What proportion of people working in population ethics have experienced some kind of prolonged significant suffering themselves, e.g. destitution, 3rd degree burns on a large proportion of the body? What proportion of people working in population ethics have spoken to and listened to the views of people who have experienced extreme suffering in order to try and mitigate their own experiential gap? How does this impact their conclusions?
I am concerned that the views of people who have experience significant suffering are very under-represented and this results in a bias in many areas of society, including population ethics.
Thank you for this post, Vasco.
I’m really glad to see a post challenging what seems to be the status quo opinion of saving lives in cheapest countries is the best / ‘most effective’ thing to do. (Perhaps there are more posts challenging this—I’m still new to the forum and haven’t gone through the archives, but from what I’ve seen more generally, the saving lives most cheaply view seems to be fairly ubiquitous and I worry it’s an overly simplistic way to look at things)
I tend to agree that focusing on cost to save a life is not necessarily the best proxy for effectiveness, and that considering WELLBY type metrics seems a very sensible thing to take into account.

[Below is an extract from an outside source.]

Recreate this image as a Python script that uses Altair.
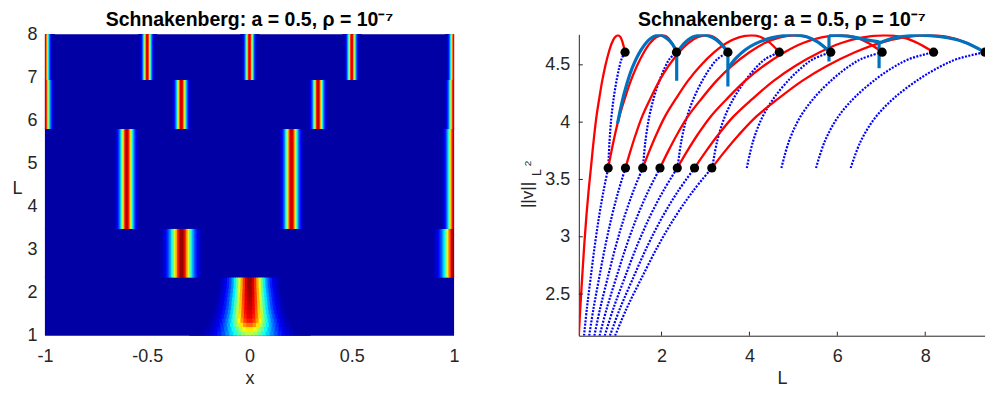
import numpy as np
import pandas as pd
import altair as alt

TITLE = "Schnakenberg: a = 0.5, \u03c1 = 10\u207b\u2077"
FONT = "Liberation Sans"
AX = "#262626"

# ---------------- Left panel: spike patterns (x, L) ----------------
X_TICKS = [-1, -0.5, 0, 0.5, 1]
L_TICKS = [1, 2, 3, 4, 5, 6, 7, 8]

# band 1: a single spike at x = 0 that sharpens as L grows
B1_EDGES = [1.00, 1.10, 1.20, 1.30, 1.40, 1.50, 1.60, 1.70, 1.80, 1.90, 2.00, 2.10, 2.20, 2.35]
B1_WIDTH = [0.118, 0.106, 0.096, 0.089, 0.084, 0.080, 0.077, 0.075, 0.073, 0.071, 0.069, 0.067, 0.066]
B1_PEAK = [0.56, 0.65, 0.77, 0.86, 0.90, 0.92, 0.935, 0.945, 0.955, 0.965, 0.97, 0.975, 0.98]
B1_CENTER = [0.0]

# later bands: several spikes each
BAND_LO = [2.35, 3.48, 5.80, 6.94]
BAND_HI = [3.48, 5.80, 6.94, 8.00]
BAND_CENTERS = [[-0.332, 1.0], [-0.60, 0.205, 1.0], [-1.0, -0.333, 0.335, 1.0], [-1.0, -0.5, 0.0, 0.5, 1.0]]
BAND_WIDTH = [0.045, 0.027, 0.021, 0.017]
BAND_PEAK = [0.98, 0.95, 0.95, 0.93]
BACKGROUND = 0.035

JET_DOMAIN = [0, 0.125, 0.375, 0.625, 0.875, 1]
JET_RANGE = ["#000080", "#0000ff", "#00ffff", "#ffff00", "#ff0000", "#800000"]


def spike_cells(lo, hi, centers, w, peak, ov_l):
    edges = set()
    for c in centers:
        f = np.arange(c - 3.5 * w, c + 3.5 * w + 1e-9, w / 6)
        f = np.clip(f, -1, 1)
        edges.update(np.round(f, 5).tolist())
    e = np.array(sorted(edges))
    a, b = e[:-1], e[1:]
    mid = (a + b) / 2
    spikes = sum(peak / np.cosh((mid - c) / w) ** 2 for c in centers)
    val = np.clip(np.maximum(BACKGROUND, spikes), 0, 1)
    keep = spikes > BACKGROUND * 0.5
    b_ov = np.minimum(b + 0.004, 1.0)
    return pd.DataFrame({"x0": a[keep], "x1": b_ov[keep], "L0": lo, "L1": min(hi + ov_l, 8.0),
                         "val": val[keep]})


bg_lo = [1.0] + BAND_LO
bg_hi = [min(h + 0.03, 8.0) for h in [2.35] + BAND_HI]
bg_df = pd.DataFrame({"x0": -1.0, "x1": 1.0, "L0": bg_lo, "L1": bg_hi, "val": BACKGROUND})
frames = []
for i in range(len(B1_WIDTH)):
    ov = 0.02 if i < len(B1_WIDTH) - 1 else 0.0
    frames.append(spike_cells(B1_EDGES[i], B1_EDGES[i + 1], B1_CENTER, B1_WIDTH[i], B1_PEAK[i], ov))
for lo, hi, cs, w, p in zip(BAND_LO, BAND_HI, BAND_CENTERS, BAND_WIDTH, BAND_PEAK):
    frames.append(spike_cells(lo, hi, cs, w, p, 0.0))
heat_df = pd.concat(frames, ignore_index=True)

jet = alt.Scale(domain=JET_DOMAIN, range=JET_RANGE, interpolate="rgb", clamp=True)

hx = alt.X("x0:Q", scale=alt.Scale(domain=[-1, 1], nice=False, zero=False),
           axis=alt.Axis(values=X_TICKS, title="x", labelExpr="'' + datum.value",
                         domain=False, ticks=False, tickSize=0, labelPadding=12,
                         labelFlush=False, titlePadding=4))
hy = alt.Y("L0:Q", scale=alt.Scale(domain=[1, 8], nice=False, zero=False),
           axis=alt.Axis(values=L_TICKS, title="L", titleAngle=0, titleX=-28, titleY=155,
                         titleAlign="center", titleBaseline="middle",
                         domain=False, ticks=False, tickSize=0, labelPadding=8,
                         labelFlush=False))
heat_bg = alt.Chart(bg_df).mark_rect().encode(
    x=hx, x2="x1:Q", y=hy, y2="L1:Q", color=alt.Color("val:Q", scale=jet, legend=None))
heat = alt.Chart(heat_df).mark_rect().encode(
    x="x0:Q", x2="x1:Q", y="L0:Q", y2="L1:Q", color=alt.Color("val:Q", scale=jet, legend=None))

one = pd.DataFrame({"k": [0]})


def title_mark(cx):
    return alt.Chart(one).mark_text(font=FONT, fontSize=19.5, fontWeight="bold", color="black",
                                    align="center", baseline="alphabetic").encode(
        x=alt.value(cx), y=alt.value(-8), text=alt.value(TITLE))


left = alt.layer(heat_bg, heat, title_mark(205)).properties(width=410, height=302)

# ---------------- Right panel: bifurcation diagram ----------------
FAMILIES = [1, 2, 3, 4, 5, 6, 7, 8]
# one-spike branch; the K-spike branch is the same curve at L*K
BASE_LOW_L = [0.118, 0.150, 0.190, 0.240, 0.290, 0.340, 0.393]
BASE_LOW_V = [2.137, 2.370, 2.620, 2.920, 3.180, 3.400, 3.600]
BASE_RED_L = [0.393, 0.430, 0.470, 0.520, 0.580, 0.650, 0.720, 0.800, 0.870, 0.940, 1.010, 1.060, 1.110, 1.170]
BASE_RED_V = [3.600, 3.745, 3.890, 4.050, 4.200, 4.360, 4.490, 4.610, 4.690, 4.740, 4.756, 4.745, 4.700, 4.610]
BASE_UP_L = [0.788, 0.816, 0.858, 0.915, 0.985, 1.040, 1.090, 1.170]
BASE_UP_V = [3.600, 3.830, 4.040, 4.220, 4.380, 4.480, 4.550, 4.610]

DOT_LOW_L = [0.786, 1.179, 1.572, 1.965, 2.358, 2.751, 3.144]
DOT_LOW_V = [3.60, 3.60, 3.60, 3.60, 3.60, 3.60, 3.60]
DOT_HIGH_L = [1.17, 2.34, 3.51, 4.68, 5.85, 7.02, 8.19, 9.36]
DOT_HIGH_V = [4.61, 4.61, 4.61, 4.61, 4.61, 4.61, 4.61, 4.61]

BLUE_SEG = [0] * 9 + [1] * 2 + [2] * 7 + [3] * 2 + [4] * 9 + [5] * 2 + [6] * 5 + [7] * 2 + [8] * 6
BLUE_L = [1.00, 1.15, 1.34, 1.55, 1.75, 1.95, 2.12, 2.25, 2.345,
          2.345, 2.345,
          2.345, 2.50, 2.70, 2.93, 3.15, 3.33, 3.51,
          3.51, 3.51,
          3.51, 3.70, 3.90, 4.14, 4.50, 4.95, 5.30, 5.55, 5.81,
          5.81, 5.81,
          5.81, 6.10, 6.40, 6.70, 6.95,
          6.95, 6.95,
          6.95, 7.30, 7.82, 8.35, 8.88, 9.36]
BLUE_V = [3.99, 4.25, 4.48, 4.64, 4.73, 4.76, 4.73, 4.68, 4.61,
          4.36, 4.62,
          4.60, 4.68, 4.74, 4.76, 4.74, 4.69, 4.61,
          4.31, 4.62,
          4.47, 4.56, 4.63, 4.685, 4.735, 4.76, 4.745, 4.70, 4.62,
          4.53, 4.76,
          4.755, 4.755, 4.74, 4.715, 4.70,
          4.47, 4.71,
          4.69, 4.735, 4.758, 4.745, 4.70, 4.61]

L_AXIS_TICKS = [2, 4, 6, 8]
V_AXIS_TICKS = [2.5, 3, 3.5, 4, 4.5]
L_MIN, L_MAX = 0.118, 9.36
V_MIN, V_MAX = 2.137, 4.766

red_rows, dot_rows = [], []
for K in FAMILIES:
    if K == 1:
        pts = list(zip(BASE_LOW_L, BASE_LOW_V)) + list(zip(BASE_RED_L[1:], BASE_RED_V[1:]))
        for i, (l, v) in enumerate(pts):
            red_rows.append({"curve": "r1", "i": i, "L": l * K, "v": v})
    else:
        for i, (l, v) in enumerate(zip(BASE_LOW_L, BASE_LOW_V)):
            dot_rows.append({"curve": f"lo{K}", "i": i, "L": l * K, "v": v})
        for i, (l, v) in enumerate(zip(BASE_RED_L, BASE_RED_V)):
            red_rows.append({"curve": f"r{K}", "i": i, "L": l * K, "v": v})
    for i, (l, v) in enumerate(zip(BASE_UP_L, BASE_UP_V)):
        dot_rows.append({"curve": f"up{K}", "i": i, "L": l * K, "v": v})
red_df = pd.DataFrame(red_rows)
dotted_df = pd.DataFrame(dot_rows)
blue_df = pd.DataFrame({"seg": BLUE_SEG, "i": range(len(BLUE_L)), "L": BLUE_L, "v": BLUE_V})
pts_df = pd.DataFrame({"L": DOT_LOW_L + DOT_HIGH_L, "v": DOT_LOW_V + DOT_HIGH_V})

xs = alt.Scale(domain=[L_MIN, L_MAX], nice=False, zero=False)
ys = alt.Scale(domain=[V_MIN, V_MAX], nice=False, zero=False)

x_enc = alt.X("L:Q", scale=xs,
              axis=alt.Axis(values=L_AXIS_TICKS, title="L", labelExpr="'' + datum.value",
                            ticks=False, tickSize=0, labelPadding=12, domainColor=AX,
                            labelFlush=False, titlePadding=4))
y_enc = alt.Y("v:Q", scale=ys,
              axis=alt.Axis(values=V_AXIS_TICKS, title=None, labelExpr="'' + datum.value",
                            ticks=False, tickSize=0, labelPadding=9, domainColor=AX,
                            labelFlush=False))

dotted = alt.Chart(dotted_df).mark_line(color="#0000ff", strokeWidth=2.2, strokeDash=[2, 1.4],
                                        strokeJoin="round", clip=True,
                                        interpolate="catmull-rom").encode(
    x=x_enc, y=y_enc, detail="curve:N", order="i:Q")
red = alt.Chart(red_df).mark_line(color="#ff0000", strokeWidth=2.3, strokeJoin="round", clip=True,
                                  interpolate="catmull-rom").encode(
    x="L:Q", y="v:Q", detail="curve:N", order="i:Q")
blue = alt.Chart(blue_df).mark_line(color="#0072bd", strokeWidth=3.2, strokeJoin="round", clip=True,
                                    interpolate="catmull-rom").encode(
    x="L:Q", y="v:Q", detail="seg:N", order="i:Q")
dots = alt.Chart(pts_df).mark_circle(color="black", size=85, opacity=1, clip=True).encode(
    x="L:Q", y="v:Q")

xt = alt.Chart(pd.DataFrame({"L": L_AXIS_TICKS})).mark_rule(color=AX, strokeWidth=1).encode(
    x="L:Q", y=alt.value(302), y2=alt.value(298))
yt = alt.Chart(pd.DataFrame({"v": V_AXIS_TICKS})).mark_rule(color=AX, strokeWidth=1).encode(
    y="v:Q", x=alt.value(0), x2=alt.value(4))

t1 = alt.Chart(one).mark_text(angle=270, font=FONT, fontSize=17, color=AX, align="center",
                              baseline="alphabetic").encode(
    x=alt.value(-46), y=alt.value(161), text=alt.value("||v||"))
t2 = alt.Chart(one).mark_text(angle=270, font=FONT, fontSize=12.5, color=AX, align="center",
                              baseline="alphabetic").encode(
    x=alt.value(-38), y=alt.value(138.5), text=alt.value("L"))
t3 = alt.Chart(one).mark_text(angle=270, font=FONT, fontSize=10, color=AX, align="center",
                              baseline="alphabetic").encode(
    x=alt.value(-48), y=alt.value(129.5), text=alt.value("2"))

right = alt.layer(dotted, red, blue, dots, xt, yt, t1, t2, t3, title_mark(203.5)).properties(
    width=407, height=302)

chart = alt.hconcat(left, right, spacing=125, bounds="flush").properties(
    padding={"left": 11, "top": 10, "right": 0, "bottom": 0}, background="white"
).configure_view(stroke=None).configure_axis(
    labelFont=FONT, labelFontSize=18, labelColor=AX, titleFont=FONT, titleFontSize=18,
    titleFontWeight="normal", titleColor=AX, grid=False)

chart.save("out.html", embed_options={"renderer": "svg", "actions": False})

I also think there’s a bit of an under-consideration in common discourse of indirect effects. If you save a life in a rich country, does that sometimes have the potential to do more good overall because they might, post-intervention be in a better position to help others with donations/volunteering/high tax contribution? And if we only addressed what’s espoused to be “the most cost-effective”—only the malaria net charities etc. and we ignore dealing with more expensive issues, we could make the issues we neglect exponentially worse and do more harm than good. It’s not necessarily the case that the more expensive issues just say constant if we don’t fund interventions for them. The world is far more complex than that. Many problems have a tipping point where things get much worse beyond a set point, and if we just say ‘no funding for causes not on the effective charities lists’ there’s a strategic cost/implication to that. For example, child exploitation by criminal gangs—not something you find on the cause prioritisation lists, but if nothing is done to address issues like that, guess what—organised crime thrives without challenge and it becomes a much, much more complex, expensive problem to fix. (There are probably better examples, but I did find this https://www.bbc.co.uk/news/uk-68615776 from the UK news today really interesting and it seems like an example where there is a problem getting worse and without attention it will become effectively an epidemic. Yet, the general EA wisdom would say funding charities that try to help children escape exploitation by criminal gangs is not cost-effective so don’t put it on your list—don’t we need a more nuanced view?)
Cause prioritisation is really important, considering effectiveness and cost-effectiveneness is really important, but it feels like the model needs to evolve to something a bit less simplistic than how many lives can you save with £X. To be clear, I do genuinely think charities like Against Malaria Foundation and GiveDirectly are fantastic and should receive a high level of funding—but not to the exclusion of everything else. If we fund ONLY those causes described by EA community as cost-effective, there are huge repercussions to that. We need to think about addressing root causes of issues, including those that are complex and may be expensive to solve, not just individual lives saved per £100k (or if we go for lives/£ then at least factor in WELLBYs as suggested, and make some attempt to consider knock on impacts of funding or not , including the difference between low funding for a cause vs zero funding for a cause).
I’d love to see more posts like this one that ask bold questions challenging existing assumptions—strong upvote!